As you're looking at that chart, you might wonder how many of those tickets are in each status. Are they mostly resolved, or are people juggling a bunch of open tickets? To see the status information, you can select Status from the next dropdown under "and then." That would give you a chart and table that looks something like this:

Owner and Status Chart

RT tickets have many date and time fields, some automatically set for you by RT like Created and Resolved, and some optionally set by you like Time Estimated and Time Worked. These fields can be helpful in determining where people are spending their time and how well tickets are moving. The new Calculate section on the Charts page makes it very easy to generate charts and tables from this data.

For example, you might want to see how long tickets are in the new status before someone has time to take and open them.
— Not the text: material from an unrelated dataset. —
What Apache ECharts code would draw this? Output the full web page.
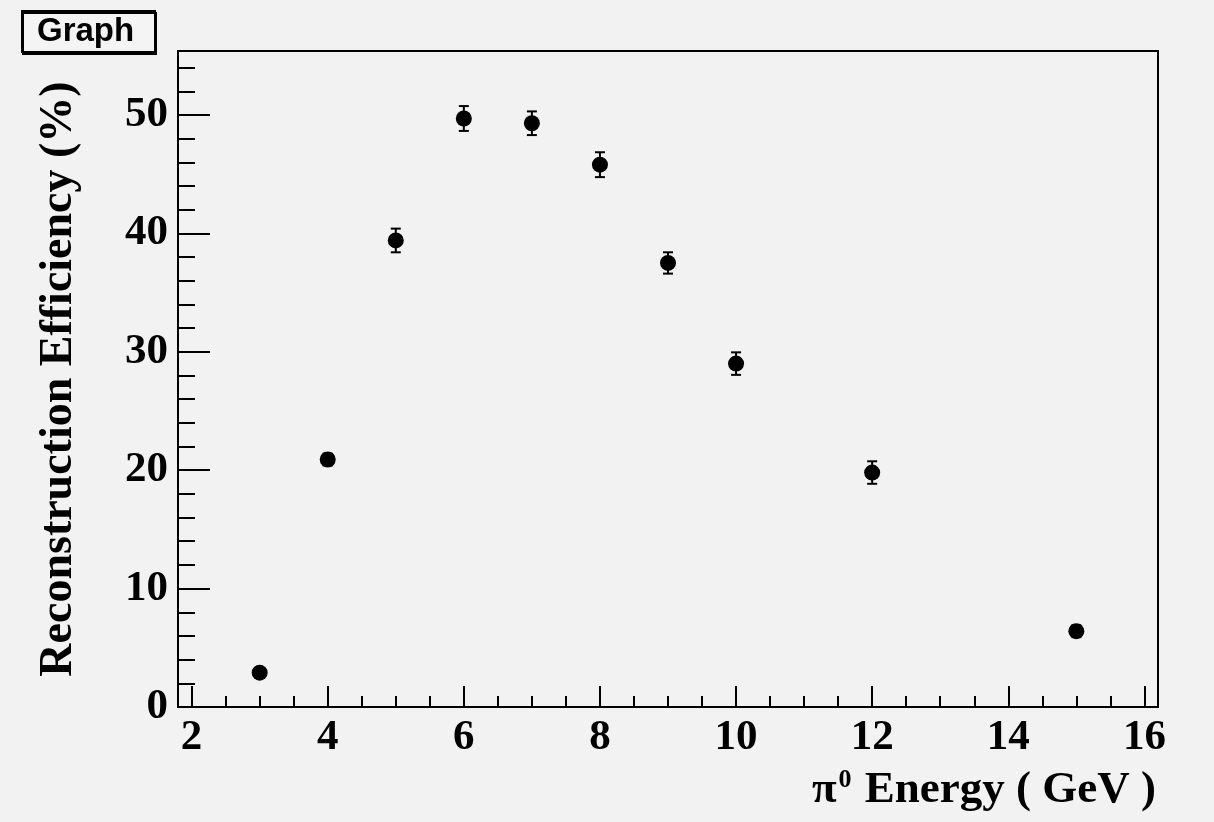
<!DOCTYPE html>
<html>
<head>
<meta charset="utf-8">
<script src="https://cdn.jsdelivr.net/npm/echarts@6/dist/echarts.min.js"></script>
<style>
  html, body { margin: 0; padding: 0; background: #f2f2f2; }
  #chart { width: 1214px; height: 822px; }
</style>
</head>
<body>
<div id="chart"></div>
<script>
// pi0 energy (GeV) and reconstruction efficiency (%)
const energy = [3, 4, 5, 6, 7, 8, 9, 10, 12, 15]
const efficiency = [2.9, 20.9, 39.4, 49.7, 49.3, 45.8, 37.5, 29.0, 19.8, 6.4]
const efficiencyErr = [0.3, 0.5, 1.0, 1.05, 1.0, 1.05, 0.9, 0.95, 0.95, 0.5]

const xMajorTicks = [2, 4, 6, 8, 10, 12, 14, 16]
const xMinorTicks = [2.5, 3, 3.5, 4.5, 5, 5.5, 6.5, 7, 7.5, 8.5, 9, 9.5, 10.5, 11, 11.5,
  12.5, 13, 13.5, 14.5, 15, 15.5]
const yMajorTicks = [0, 10, 20, 30, 40, 50]
const yMinorTicks = [2, 4, 6, 8, 12, 14, 16, 18, 22, 24, 26, 28, 32, 34, 36, 38,
  42, 44, 46, 48, 52, 54]

const serif = "'Liberation Serif', 'DejaVu Serif', serif"
const labelStyle = { fontFamily: serif, fontWeight: 'bold', fontSize: 43, color: '#000' }

const chart = echarts.init(document.getElementById('chart'))

function errorBar(params, api) {
  const x = api.value(0)
  const y = api.value(1)
  const e = api.value(2)
  const top = api.coord([x, y + e])
  const bot = api.coord([x, y - e])
  const hw = 5
  const style = { stroke: '#000', lineWidth: 2 }
  return {
    type: 'group',
    children: [
      { type: 'line', shape: { x1: top[0], y1: top[1], x2: bot[0], y2: bot[1] }, style },
      { type: 'line', shape: { x1: top[0] - hw, y1: top[1], x2: top[0] + hw, y2: top[1] }, style },
      { type: 'line', shape: { x1: bot[0] - hw, y1: bot[1], x2: bot[0] + hw, y2: bot[1] }, style }
    ]
  }
}

const option = {
  backgroundColor: '#f2f2f2',
  animation: false,
  title: {
    text: 'Graph',
    left: 22,
    top: 11,
    padding: [3, 21, 3, 15],
    borderColor: '#000',
    borderWidth: 2,
    backgroundColor: '#f4f4f4',
    shadowColor: '#000',
    shadowOffsetX: 1,
    shadowOffsetY: 2,
    textStyle: {
      fontFamily: "'Liberation Sans', Arial, sans-serif",
      fontWeight: 'bold',
      fontSize: 33,
      lineHeight: 35,
      color: '#000'
    }
  },
  grid: {
    left: 178,
    top: 51,
    right: 56,
    bottom: 115,
    show: true,
    borderColor: '#000',
    borderWidth: 2,
    backgroundColor: 'transparent'
  },
  xAxis: [
    {
      type: 'value',
      min: 1.8,
      max: 16.2,
      position: 'bottom',
      splitLine: { show: false },
      axisLine: { lineStyle: { color: '#000', width: 2 } },
      axisTick: { customValues: xMajorTicks, inside: true, length: 21, lineStyle: { color: '#000', width: 2 } },
      axisLabel: Object.assign({ customValues: xMajorTicks, margin: 9 }, labelStyle),
      name: '{pi|π}{sup|0} Energy ( GeV )',
      nameLocation: 'end',
      nameGap: 0,
      nameTextStyle: {
        align: 'right',
        verticalAlign: 'top',
        padding: [60, 2, 0, 0],
        fontFamily: serif,
        fontWeight: 'bold',
        fontSize: 45,
        color: '#000',
        rich: {
          pi: { fontFamily: serif, fontSize: 45, color: '#000' },
          sup: { fontFamily: serif, fontWeight: 'bold', fontSize: 26, color: '#000', padding: [0, 2, 20, 2] }
        }
      }
    },
    {
      type: 'value',
      min: 1.8,
      max: 16.2,
      position: 'bottom',
      splitLine: { show: false },
      axisLine: { show: false },
      axisTick: { customValues: xMinorTicks, inside: true, length: 11, lineStyle: { color: '#000', width: 2 } },
      axisLabel: { show: false }
    }
  ],
  yAxis: [
    {
      type: 'value',
      min: 0,
      max: 55.4,
      position: 'left',
      splitLine: { show: false },
      axisLine: { lineStyle: { color: '#000', width: 2 } },
      axisTick: { customValues: yMajorTicks, inside: true, length: 32, lineStyle: { color: '#000', width: 2 } },
      axisLabel: Object.assign({ customValues: yMajorTicks, margin: 10 }, labelStyle),
      name: 'Reconstruction Efficiency (%)',
      nameLocation: 'middle',
      nameGap: 96,
      nameTextStyle: { fontFamily: serif, fontWeight: 'bold', fontSize: 46, color: '#000' }
    },
    {
      type: 'value',
      min: 0,
      max: 55.4,
      position: 'left',
      splitLine: { show: false },
      axisLine: { show: false },
      axisTick: { customValues: yMinorTicks, inside: true, length: 17, lineStyle: { color: '#000', width: 2 } },
      axisLabel: { show: false }
    }
  ],
  series: [
    {
      type: 'custom',
      xAxisIndex: 0,
      yAxisIndex: 0,
      renderItem: errorBar,
      data: energy.map((x, i) => [x, efficiency[i], efficiencyErr[i]]),
      z: 2
    },
    {
      type: 'scatter',
      xAxisIndex: 0,
      yAxisIndex: 0,
      symbol: 'circle',
      symbolSize: 16,
      itemStyle: { color: '#000', opacity: 1 },
      data: energy.map((x, i) => [x, efficiency[i]]),
      z: 3
    }
  ]
}

chart.setOption(option)
</script>
</body>
</html>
You can get this value by looking at the difference between Created (when RT initially created the ticket based on a request) and Started (when the ticket was opened). On the Charts page, you can set the Group by section to only Queue. In the Calculate section you can select Created-Started, leaving the second dropdown set to the Summary option. When you click Update Chart you get a chart and table showing you the Minimum, Average, Maximum, and Total time tickets spent in the new status for the selected queue.

Created-Started Summary Chart

Like the Group by section, you can now also select multiple criteria in the Calculate section to display at once. So after seeing the time spent in new, you might also want to see how long tickets were active before being resolved. In the Calculate section you can use the second section below "and then" and select Started-Resolved and leave the initial Summary option. Clicking Update Chart you now have all the same values for the time the ticket was active.

While all of that information is interesting, you might decide the chart and table are a bit busy with all of those values. If you look in the second dropdown in the Calculate section, you'll see you can select each calculated value individually. You might want just Average for both values to get a general idea how long things are taking.

Pulling it all together, you can select Queue and Owner from the Group by section, and a combination of times and ticket count to generate a graph and table like the one below.

Queue, Owner, and Times Chart

Adding the count mixes the units a bit and you can see that the chart units are set by the first calculate criteria (time in this case). But adding the count is a good way to give perspective to the averages. In this case it shows that while holmes' averages look good, he only worked on 1 ticket.

You'll find there a many new ways to mix and display your data to get more information from your ticket system. As always is the case, the better you follow your processes (taking, opening, resolving tickets) and track data (if you use the other time fields), the more useful the data will be. And once you create the charts you want, you can save them and create a convenient dashboard so you can easily check them.